Questi dati fanno riflettere, perché è chiaro che, in ordine a un percorso di ridisegno dello stesso diritto del lavoro (si passerà dallo Statuto dei lavoratori allo Statuto dei lavori), e in relazione alle percentuali più rilevanti, nel contesto europeo, di lavoro flessibile, noi siamo chiamati a fare in modo che i nostri giovani siano realmente aiutati a prevenire la precarietà, con una flessibilità vissuta non come opportunità in positivo, ma come mera rincorsa verso il vecchio “posto fisso”, cioè svincolato da un sistema di valutazione e quindi al riparo da rischi di mobilità se non di inoccupabilità.

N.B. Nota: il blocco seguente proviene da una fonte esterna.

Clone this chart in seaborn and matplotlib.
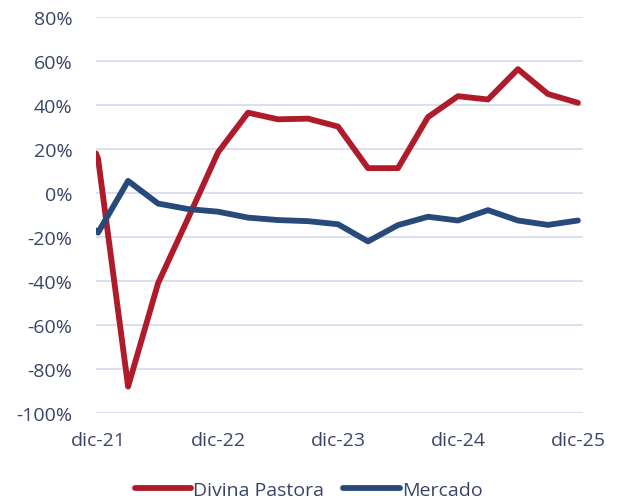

Noi sappiamo bene, perché sono cose note, cosa significa “società della conoscenza”, “lavoratori della conoscenza”, analfabetismo di ritorno, obsolescenza delle informazioni e delle competenze a suo tempo maturate. Ma sappiamo bene, di converso, che l’attitudine prima da far maturare nei giovani d’oggi (pensiamo qui alla centralità dell’alternanza scuola-lavoro, cioè la scuola in azienda, oltre i già collaudati stages) è “l’imparare a imparare”, unita alla consapevolezza che solo col gioco di squadra, in un’unità produttiva, si possono ottenere risultati positivi. Per fare tutto questo, i nostri giovani vanno messi alla prova, costretti, se così si può dire, ad apprendere velocemente cosa voglia dire “essere vigili”, “svegli”, aperti alle novità e alle nuove opportunità, di vita prima che di lavoro.

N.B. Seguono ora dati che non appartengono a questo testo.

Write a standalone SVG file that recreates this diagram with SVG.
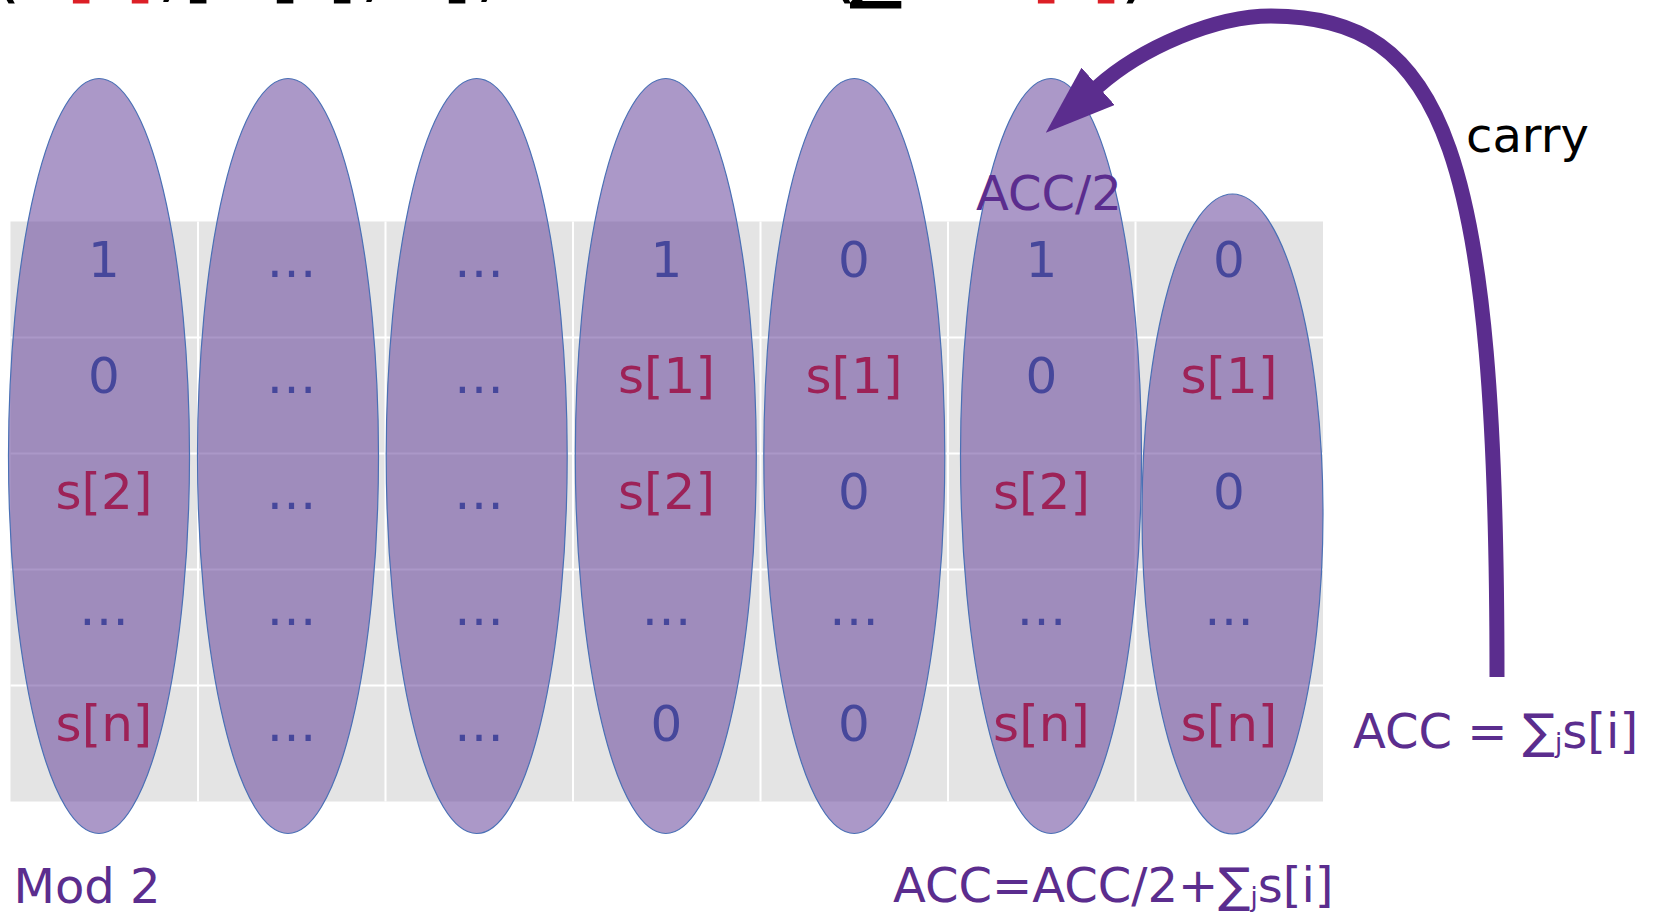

Così si può vincere il rischio di un’offerta formativa che, tenendo in stand-by quell’attenzione vigile (nella logica naturale, perché legata all’egocentrismo adolescenziale), immacolata a un male-interpretato “carpe diem”, perda di vista l’orizzonte esistenziale del proprio “progetto di vita”, come sintesi tra legittime aspirazioni individuali e contestuali condizioni di realizzazione.

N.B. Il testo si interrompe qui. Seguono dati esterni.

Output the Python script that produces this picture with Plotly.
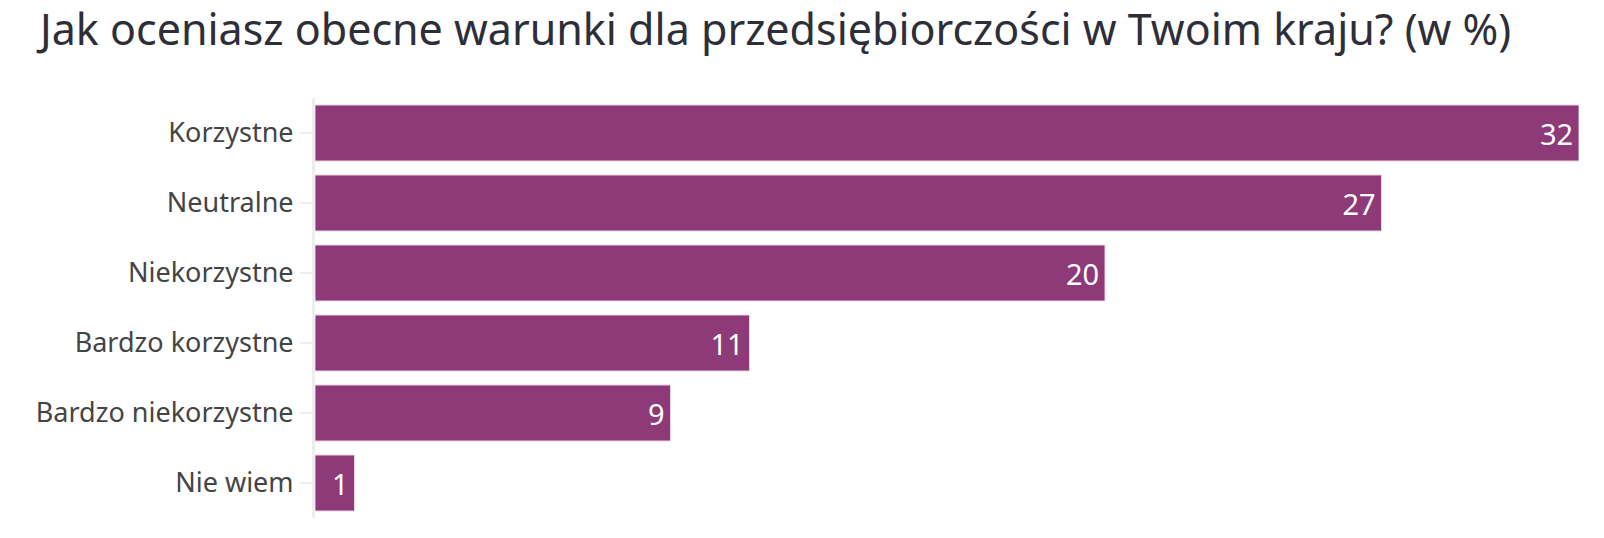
import plotly.graph_objects as go

categories = ["Korzystne", "Neutralne", "Niekorzystne", "Bardzo korzystne", "Bardzo niekorzystne", "Nie wiem"]
values = [32, 27, 20, 11, 9, 1]
title_text = "Jak oceniasz obecne warunki dla przedsiębiorczości w Twoim kraju? (w %)"

BAR = "#8E3A78"
FONT = "Noto Sans"

fig = go.Figure(go.Bar(
    y=categories,
    x=values,
    orientation="h",
    marker=dict(color=BAR, line=dict(color="#E9D3E3", width=1)),
    text=[str(v) + "\u200a" for v in values],
    textposition="inside",
    insidetextanchor="end",
    textfont=dict(color="white", size=29, family=FONT),
    cliponaxis=False,
))

fig.update_layout(
    width=1604, height=538,
    margin=dict(l=315, r=25, t=98, b=20),
    plot_bgcolor="white", paper_bgcolor="white",
    bargap=0.2,
    showlegend=False,
    title=dict(text=title_text, x=40/1604, xanchor="left", xref="container",
               y=1-30/538, yanchor="middle", yref="container",
               font=dict(family=FONT, size=43, color="#2E2E38")),
    font=dict(family=FONT),
)
fig.update_xaxes(range=[0, 32], visible=False, showgrid=False, zeroline=False)
fig.update_yaxes(
    autorange="reversed",
    showline=True, linecolor="#EEEEEE", linewidth=3,
    ticks="outside", ticklen=12, tickcolor="#EEEEEE", tickwidth=2,
    ticklabelstandoff=1,
    tickfont=dict(family=FONT, size=27, color="#444444"),
    showgrid=False, zeroline=False,
)
fig.write_html("out.html")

Per rendere, però, concreta questa esigenza, se da un lato va riqualificata l’intera filiera dell’offerta formativa, dall’altro si rende necessario spingere l’attenzione degli operatori scolastici, soprattutto i responsabili delle azioni di orientamento, i coordinatori di classe, i responsabili di progetti, verso l’analisi della “occupabilità” di ogni titolo di studio, superiore e universitario, in modo da consentire agli studenti e alle famiglie scelte ponderate, libere e responsabili. Mature.

Nello stesso tempo, vanno costruiti ex novo o continuamente aggiornati i dati che le associazioni di categoria e gli ordini professionali dovrebbero offrire in ordine alle effettive esigenze del mondo del lavoro, localmente ma anche nei confronti dei diversi processi di internazionalizzazione delle opportunità di vita e di lavoro.

Di fronte, dunque, a una scuola che individua percorsi concretamente misurabili in termini di competenze, aperti alle continue innovazioni e con un quadro d’assieme aggiornato alle offerte del mercato del lavoro, ogni ragazzo e ogni ragazza, con le loro famiglie e aiutati dai propri docenti orientatori, avranno la possibilità di interrogarsi sulle proprie attitudini e passioni e potranno scegliere sapendo per tempo la spendibilità del proprio percorso di studio.

Oggi questo accompagnamento concreto alla vita adulta manca nel mondo della scuola, a parte alcune belle eccezioni. Di fronte a questa chiarezza, non ci saranno timori di flessibilità o rischi di precarietà. Ma resta chiaro che non potrà più essere il semplice possesso di un titolo di studio, di un pezzo di carta, che potrà significare pretesa di un posto fisso, in qualche pubblica amministrazione.

I passaggi successivi di questo processo di ridisegno dell’offerta formativa saranno l’abolizione legale del titolo di studio e la conclusione a 18 anni del percorso delle scuole medie superiori, come già avviene in tutta Europa. Ma sarà la forza delle cose (il principio di realtà) che imporrà questi ulteriori passaggi.